Api unggun yang dinyalakan dari sejak sore tadi, cukup lumayan mengurangi dinginnya udara.  Sekitar jam 18.05 Kang Tono, seorang penduduk setempat tiba.  Dari kejauhan tampak, dia berjalan hati-hati menembus sempitnya jalan dan remang-remang di tengah hutan. Di bahunya, tampak bambu pikulan bergoyang-goyang karena beban dua buah karung di kedua ujungnya.  Kang Tono, datang membawa makan malam.  Kita hanya memesan nasi liwet waktu itu.   Tapi, berkah kearifan local yang masih tertanam dalam jiwa masyarakat desa.  Ternyata, Kang Tono lengkap membawa sambal lalab, perkedel, ikan asin, dan bal-bala serta opak.  Sementara ayam panggang dan sate dibakar.  Karena lapar, akhirnya setiap kali ayam atau sate matang langsung habis untuk teman nasi liwet.
Jam menunjukkan pukul 18.40 udara semakin dingin.
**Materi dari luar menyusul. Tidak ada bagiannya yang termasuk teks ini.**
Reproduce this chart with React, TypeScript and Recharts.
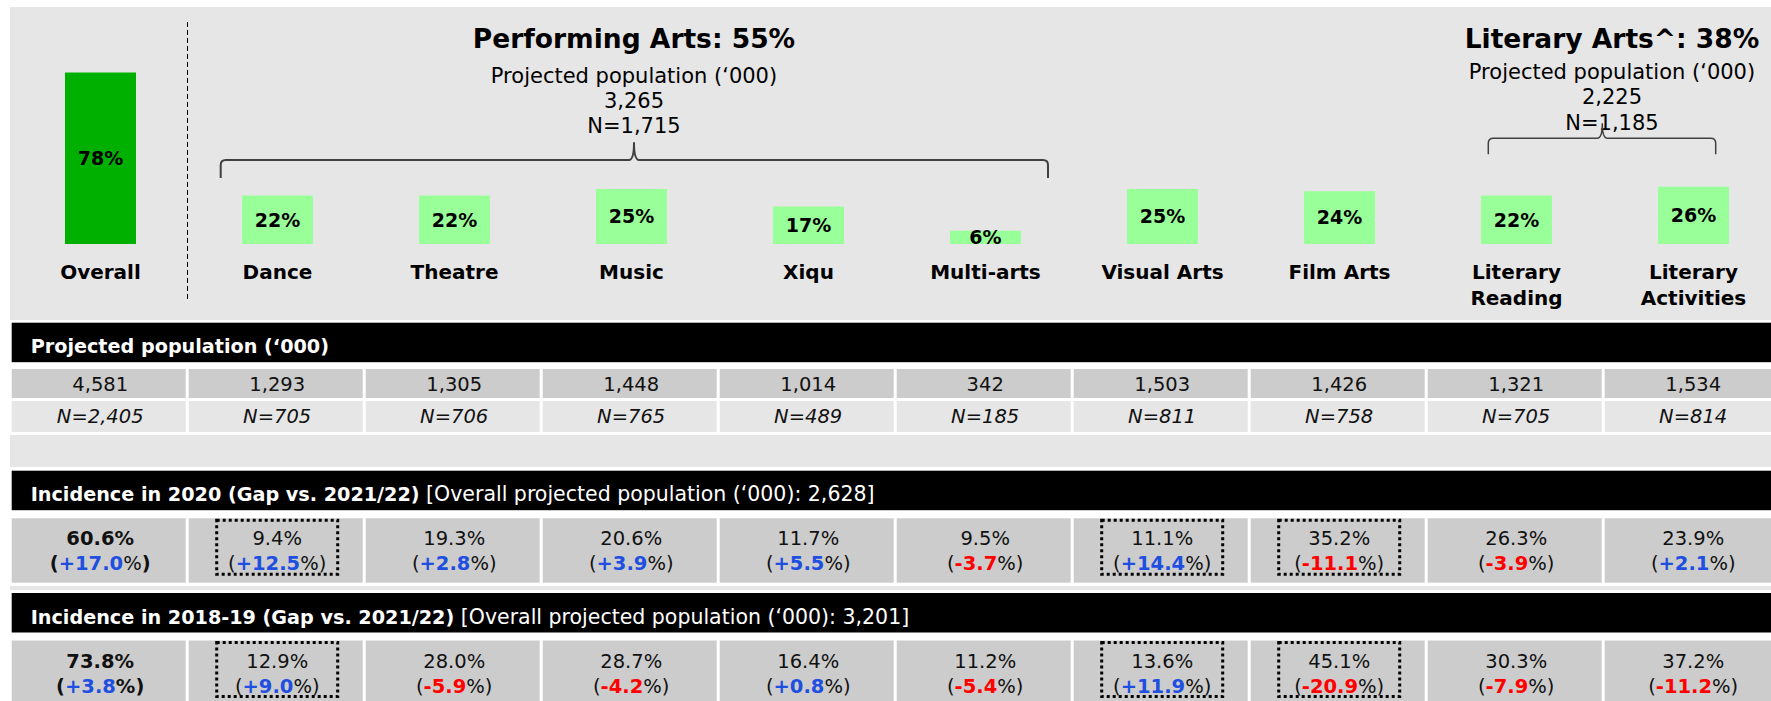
import { BarChart, Bar, XAxis, YAxis, Cell, LabelList } from 'recharts'

document.body.style.margin = '0'

const FONT = '"DejaVu Sans", "Noto Sans", sans-serif'

const categories = ['Overall', 'Dance', 'Theatre', 'Music', 'Xiqu', 'Multi-arts', 'Visual Arts', 'Film Arts', 'Literary Reading', 'Literary Activities']
const incidence2122 = [78, 22, 22, 25, 17, 6, 25, 24, 22, 26]
const projectedPop = [4581, 1293, 1305, 1448, 1014, 342, 1503, 1426, 1321, 1534]
const sampleN = [2405, 705, 706, 765, 489, 185, 811, 758, 705, 814]
const incidence2020 = [60.6, 9.4, 19.3, 20.6, 11.7, 9.5, 11.1, 35.2, 26.3, 23.9]
const gap2020 = [17.0, 12.5, 2.8, 3.9, 5.5, -3.7, 14.4, -11.1, -3.9, 2.1]
const incidence1819 = [73.8, 12.9, 28.0, 28.7, 16.4, 11.2, 13.6, 45.1, 30.3, 37.2]
const gap1819 = [3.8, 9.0, -5.9, -4.2, 0.8, -5.4, 11.9, -20.9, -7.9, -11.2]
const boxed = ['Dance', 'Visual Arts', 'Film Arts']

const performing = { title: 'Performing Arts', pct: 55, pop: 3265, n: 1715 }
const literary = { title: 'Literary Arts^', pct: 38, pop: 2225, n: 1185 }
const overallPop2020 = 2628
const overallPop1819 = 3201

const data = categories.map((name, i) => ({ name, value: incidence2122[i] }))

const fmt = (v: number) => v.toLocaleString('en-US')
const BLUE = '#1f4fe0'
const RED = '#ff0000'

// column geometry (shared by the chart and the table)
const X0 = 11.7
const PITCH = 177
const CELL_W = 174
const colCenter = (i: number) => X0 + PITCH * i + PITCH / 2

function CategoryTick(props: any) {
  const { x, y, payload } = props
  const name: string = payload.value
  const lines = name.startsWith('Literary ') ? name.split(' ') : [name]
  return (
    <text x={x} y={y + 35} textAnchor="middle" fontFamily={FONT} fontWeight={700} fontSize={20} fill="#000">
      {lines.map((l, i) => (
        <tspan key={l} x={x} dy={i === 0 ? 0 : 26}>{l}</tspan>
      ))}
    </text>
  )
}

function Brace({ x1, x2, xm, y, yEnd, yTip, w }: { x1: number; x2: number; xm: number; y: number; yEnd: number; yTip: number; w: number }) {
  const r = 5
  const d = `M${x1},${yEnd} L${x1},${y + r} Q${x1},${y} ${x1 + r},${y} L${xm - 5},${y} Q${xm},${y} ${xm},${yTip} Q${xm},${y} ${xm + 5},${y} L${x2 - r},${y} Q${x2},${y} ${x2},${y + r} L${x2},${yEnd}`
  return <path d={d} fill="none" stroke="#404040" strokeWidth={w} />
}

function GroupHead({ g, cx, top }: { g: typeof performing; cx: number; top: number }) {
  return (
    <g fontFamily={FONT} fill="#000" textAnchor="middle">
      <text x={cx} y={47.7} fontWeight={700} fontSize={26.5}>{`${g.title}: ${g.pct}%`}</text>
      <text x={cx} y={top} fontSize={21}>Projected population (‘000)</text>
      <text x={cx} y={top + 25} fontSize={21}>{fmt(g.pop)}</text>
      <text x={cx} y={top + 50.5} fontSize={21}>{`N=${fmt(g.n)}`}</text>
    </g>
  )
}

function HeaderBar({ y, bold, light }: { y: number; bold: string; light?: string }) {
  return (
    <g>
      <rect x={X0} y={y} width={1771 - X0} height={39.5} fill="#000" />
      <text x={30.7} y={y + 30.5} fill="#fff" fontFamily={FONT}>
        <tspan fontWeight={700} fontSize={19.2}>{bold}</tspan>
        {light ? <tspan fontSize={20.5}>{light}</tspan> : null}
      </text>
    </g>
  )
}

function IncidenceRow({ y, h, vals, gaps, pctBold }: { y: number; h: number; vals: number[]; gaps: number[]; pctBold: boolean }) {
  return (
    <g fontFamily={FONT} fontSize={19.5}>
      {vals.map((v, i) => {
        const cx = colCenter(i)
        const overall = i === 0
        const g = gaps[i]
        const sign = g >= 0 ? '+' : '-'
        const paren = overall ? 700 : 400
        return (
          <g key={i}>
            <rect x={X0 + PITCH * i} y={y} width={CELL_W} height={h} fill="#cccccc" />
            <text x={cx} y={y + 27} textAnchor="middle" fill="#111" fontWeight={overall ? 700 : 400}>{`${v.toFixed(1)}%`}</text>
            <text x={cx} y={y + 52} textAnchor="middle" fill="#111">
              <tspan fontWeight={paren}>(</tspan>
              <tspan fontWeight={700} fill={g >= 0 ? BLUE : RED}>{`${sign}${Math.abs(g).toFixed(1)}`}</tspan>
              <tspan fontWeight={overall && pctBold ? 700 : 400}>%</tspan>
              <tspan fontWeight={paren}>)</tspan>
            </text>
            {boxed.includes(categories[i]) ? (
              <rect x={cx - 60.5} y={y + 2} width={121} height={54} fill="none" stroke="#000" strokeWidth={3} strokeDasharray="3 3" />
            ) : null}
          </g>
        )
      })}
    </g>
  )
}

export default function App() {
  return (
    <div style={{ position: 'relative', width: 1771, height: 701, overflow: 'hidden', background: '#fff' }}>
      <svg width={1771} height={701} style={{ position: 'absolute', left: 0, top: 0 }}>
        <rect x={10} y={7} width={1761} height={313} fill="#e6e6e6" />
      </svg>

      <div style={{ position: 'absolute', left: X0, top: 0 }}>
        <BarChart width={1770} height={320} data={data} margin={{ top: 24, right: 0, bottom: 0, left: 0 }}>
          <XAxis dataKey="name" height={76} interval={0} tickLine={false} axisLine={false} tickSize={0} tickMargin={0} tick={<CategoryTick />} />
          <YAxis hide domain={[0, 100]} />
          <Bar dataKey="value" barSize={71} isAnimationActive={false}>
            {data.map((d, i) => (
              <Cell key={d.name} fill={i === 0 ? '#00b000' : '#99ff99'} />
            ))}
            <LabelList dataKey="value" position="center" formatter={(v: any) => `${v}%`} fill="#000" fontSize={19} fontWeight={700} fontFamily={FONT} />
          </Bar>
        </BarChart>
      </div>

      <svg width={1771} height={701} style={{ position: 'absolute', left: 0, top: 0, pointerEvents: 'none' }}>
        <line x1={187.5} y1={22} x2={187.5} y2={302} stroke="#000" strokeWidth={1} strokeDasharray="5 3" />
        <GroupHead g={performing} cx={634} top={82.7} />
        <GroupHead g={literary} cx={1612} top={79.3} />
        <Brace x1={220.7} x2={1048} xm={634} y={160} yEnd={178} yTip={142.3} w={2} />
        <Brace x1={1488.3} x2={1715.7} xm={1602.3} y={138.3} yEnd={154.3} yTip={123.3} w={1.5} />

        <HeaderBar y={322.7} bold="Projected population (‘000)" />
        <g fontFamily={FONT} fontSize={19.5} fill="#111" textAnchor="middle">
          {projectedPop.map((v, i) => (
            <g key={i}>
              <rect x={X0 + PITCH * i} y={369} width={CELL_W} height={29} fill="#cccccc" />
              <text x={colCenter(i)} y={391}>{fmt(v)}</text>
              <rect x={X0 + PITCH * i} y={401} width={CELL_W} height={31} fill="#e6e6e6" />
              <text x={colCenter(i)} y={423.3} fontStyle="italic">{`N=${fmt(sampleN[i])}`}</text>
            </g>
          ))}
        </g>
        <rect x={10} y={435} width={1761} height={32} fill="#e6e6e6" />

        <HeaderBar y={470.7} bold="Incidence in 2020 (Gap vs. 2021/22)" light={` [Overall projected population (‘000): ${fmt(overallPop2020)}]`} />
        <IncidenceRow y={518.3} h={64.4} vals={incidence2020} gaps={gap2020} pctBold={false} />
        <rect x={10} y={586} width={1761} height={4} fill="#e6e6e6" />

        <HeaderBar y={593} bold="Incidence in 2018-19 (Gap vs. 2021/22)" light={` [Overall projected population (‘000): ${fmt(overallPop1819)}]`} />
        <IncidenceRow y={640.5} h={70} vals={incidence1819} gaps={gap1819} pctBold={true} />
      </svg>
    </div>
  )
}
Api unggun diusahakan tetap menyala.  Tanpa dikomando bergantian membuat kayu bakar dari batang pohon pinus yang disiapkan siang tadi. Berkumpul mengelilingi api unggun.  Merencanakan membuat jalur sepeda untuk downhill, cross country, camping ground dan outbound dengan tujuan untuk memberdayakan dan menjaga hutan lindung tersebut dari penjarahan.   Tentunya, tujuan utama adalah bagaimana meningkatkan perekonomian masyarakat setempat dengan melibatkan berbagai instansi terkait.
Sayangnya acara api unggun harus terhenti, karena tiba-tiba hujan mulai turun. Cukup deras.  Kami pun masuk ke dalam tenda.  Hujan turun semakin deras. Mata dicoba untuk dipejamkan, tapi suara guyuran hujan dan derasnya aliran mata air Hulu Sungai Ciwalen melawan keinginan untuk tidur.  Hujan baru berhenti pukul 02.00 WIB.   Akhirnya kami ke luar tenda, menyalakan api unggun yang padam tertimpa derasnya air hujan. Tapi sampai pukul 03.30 dicoba membuat api unggun menyala tapi tetap tidak berhasil.  Rasa kantuk datang kembali, akhirnya masuk ke dalam tenda dan tertidur sampai pagi.